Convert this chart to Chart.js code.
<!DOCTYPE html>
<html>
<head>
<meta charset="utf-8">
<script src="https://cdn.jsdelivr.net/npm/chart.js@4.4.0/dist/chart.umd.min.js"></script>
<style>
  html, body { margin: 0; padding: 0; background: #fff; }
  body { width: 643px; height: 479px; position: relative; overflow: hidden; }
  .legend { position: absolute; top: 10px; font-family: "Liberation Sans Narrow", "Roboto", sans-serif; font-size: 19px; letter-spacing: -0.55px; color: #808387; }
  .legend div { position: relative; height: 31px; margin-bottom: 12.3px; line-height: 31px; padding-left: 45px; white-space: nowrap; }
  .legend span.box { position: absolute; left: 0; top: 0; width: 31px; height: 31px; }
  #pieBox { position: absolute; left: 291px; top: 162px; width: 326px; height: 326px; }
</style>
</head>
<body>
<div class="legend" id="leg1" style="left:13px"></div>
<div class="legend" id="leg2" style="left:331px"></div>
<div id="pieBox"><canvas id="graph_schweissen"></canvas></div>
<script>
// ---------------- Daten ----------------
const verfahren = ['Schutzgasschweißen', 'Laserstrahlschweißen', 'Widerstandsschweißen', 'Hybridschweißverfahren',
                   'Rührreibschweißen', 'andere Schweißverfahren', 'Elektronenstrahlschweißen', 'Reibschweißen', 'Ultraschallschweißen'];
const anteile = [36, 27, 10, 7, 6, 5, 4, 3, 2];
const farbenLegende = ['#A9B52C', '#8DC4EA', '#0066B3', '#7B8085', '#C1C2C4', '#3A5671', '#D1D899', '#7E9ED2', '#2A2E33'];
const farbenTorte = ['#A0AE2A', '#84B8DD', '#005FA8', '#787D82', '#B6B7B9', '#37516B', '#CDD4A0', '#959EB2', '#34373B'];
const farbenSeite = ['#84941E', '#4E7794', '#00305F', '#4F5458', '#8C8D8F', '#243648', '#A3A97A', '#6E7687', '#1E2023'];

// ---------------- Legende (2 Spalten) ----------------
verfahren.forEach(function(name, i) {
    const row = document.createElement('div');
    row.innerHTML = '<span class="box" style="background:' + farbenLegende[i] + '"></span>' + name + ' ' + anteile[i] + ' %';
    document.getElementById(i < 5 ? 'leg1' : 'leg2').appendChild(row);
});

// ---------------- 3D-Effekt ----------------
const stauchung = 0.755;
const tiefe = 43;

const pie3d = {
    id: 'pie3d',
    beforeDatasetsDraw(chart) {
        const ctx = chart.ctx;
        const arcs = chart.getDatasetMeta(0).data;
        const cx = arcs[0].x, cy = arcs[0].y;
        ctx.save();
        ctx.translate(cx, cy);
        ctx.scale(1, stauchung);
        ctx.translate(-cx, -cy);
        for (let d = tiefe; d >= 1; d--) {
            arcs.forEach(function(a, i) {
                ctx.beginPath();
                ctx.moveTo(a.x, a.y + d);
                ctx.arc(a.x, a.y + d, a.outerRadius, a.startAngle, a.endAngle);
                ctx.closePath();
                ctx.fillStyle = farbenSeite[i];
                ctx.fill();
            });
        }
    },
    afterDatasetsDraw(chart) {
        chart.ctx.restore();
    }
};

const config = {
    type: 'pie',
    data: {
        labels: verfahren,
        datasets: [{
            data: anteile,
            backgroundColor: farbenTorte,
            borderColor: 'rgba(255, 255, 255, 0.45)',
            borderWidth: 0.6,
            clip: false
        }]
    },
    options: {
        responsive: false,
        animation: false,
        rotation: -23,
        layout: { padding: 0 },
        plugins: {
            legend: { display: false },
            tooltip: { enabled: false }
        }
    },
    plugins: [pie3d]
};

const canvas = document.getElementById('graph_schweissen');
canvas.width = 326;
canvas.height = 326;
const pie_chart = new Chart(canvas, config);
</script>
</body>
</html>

▶ TASK DIRECTIONS
Give an exact repetition of all the material.

▶ RESPONSE FOR THIS EXERCISE
Convert this chart to Chart.js code.
<!DOCTYPE html>
<html>
<head>
<meta charset="utf-8">
<script src="https://cdn.jsdelivr.net/npm/chart.js@4.4.0/dist/chart.umd.min.js"></script>
<style>
  html, body { margin: 0; padding: 0; background: #fff; }
  body { width: 643px; height: 479px; position: relative; overflow: hidden; }
  .legend { position: absolute; top: 10px; font-family: "Liberation Sans Narrow", "Roboto", sans-serif; font-size: 19px; letter-spacing: -0.55px; color: #808387; }
  .legend div { position: relative; height: 31px; margin-bottom: 12.3px; line-height: 31px; padding-left: 45px; white-space: nowrap; }
  .legend span.box { position: absolute; left: 0; top: 0; width: 31px; height: 31px; }
  #pieBox { position: absolute; left: 291px; top: 162px; width: 326px; height: 326px; }
</style>
</head>
<body>
<div class="legend" id="leg1" style="left:13px"></div>
<div class="legend" id="leg2" style="left:331px"></div>
<div id="pieBox"><canvas id="graph_schweissen"></canvas></div>
<script>
// ---------------- Daten ----------------
const verfahren = ['Schutzgasschweißen', 'Laserstrahlschweißen', 'Widerstandsschweißen', 'Hybridschweißverfahren',
                   'Rührreibschweißen', 'andere Schweißverfahren', 'Elektronenstrahlschweißen', 'Reibschweißen', 'Ultraschallschweißen'];
const anteile = [36, 27, 10, 7, 6, 5, 4, 3, 2];
const farbenLegende = ['#A9B52C', '#8DC4EA', '#0066B3', '#7B8085', '#C1C2C4', '#3A5671', '#D1D899', '#7E9ED2', '#2A2E33'];
const farbenTorte = ['#A0AE2A', '#84B8DD', '#005FA8', '#787D82', '#B6B7B9', '#37516B', '#CDD4A0', '#959EB2', '#34373B'];
const farbenSeite = ['#84941E', '#4E7794', '#00305F', '#4F5458', '#8C8D8F', '#243648', '#A3A97A', '#6E7687', '#1E2023'];

// ---------------- Legende (2 Spalten) ----------------
verfahren.forEach(function(name, i) {
    const row = document.createElement('div');
    row.innerHTML = '<span class="box" style="background:' + farbenLegende[i] + '"></span>' + name + ' ' + anteile[i] + ' %';
    document.getElementById(i < 5 ? 'leg1' : 'leg2').appendChild(row);
});

// ---------------- 3D-Effekt ----------------
const stauchung = 0.755;
const tiefe = 43;

const pie3d = {
    id: 'pie3d',
    beforeDatasetsDraw(chart) {
        const ctx = chart.ctx;
        const arcs = chart.getDatasetMeta(0).data;
        const cx = arcs[0].x, cy = arcs[0].y;
        ctx.save();
        ctx.translate(cx, cy);
        ctx.scale(1, stauchung);
        ctx.translate(-cx, -cy);
        for (let d = tiefe; d >= 1; d--) {
            arcs.forEach(function(a, i) {
                ctx.beginPath();
                ctx.moveTo(a.x, a.y + d);
                ctx.arc(a.x, a.y + d, a.outerRadius, a.startAngle, a.endAngle);
                ctx.closePath();
                ctx.fillStyle = farbenSeite[i];
                ctx.fill();
            });
        }
    },
    afterDatasetsDraw(chart) {
        chart.ctx.restore();
    }
};

const config = {
    type: 'pie',
    data: {
        labels: verfahren,
        datasets: [{
            data: anteile,
            backgroundColor: farbenTorte,
            borderColor: 'rgba(255, 255, 255, 0.45)',
            borderWidth: 0.6,
            clip: false
        }]
    },
    options: {
        responsive: false,
        animation: false,
        rotation: -23,
        layout: { padding: 0 },
        plugins: {
            legend: { display: false },
            tooltip: { enabled: false }
        }
    },
    plugins: [pie3d]
};

const canvas = document.getElementById('graph_schweissen');
canvas.width = 326;
canvas.height = 326;
const pie_chart = new Chart(canvas, config);
</script>
</body>
</html>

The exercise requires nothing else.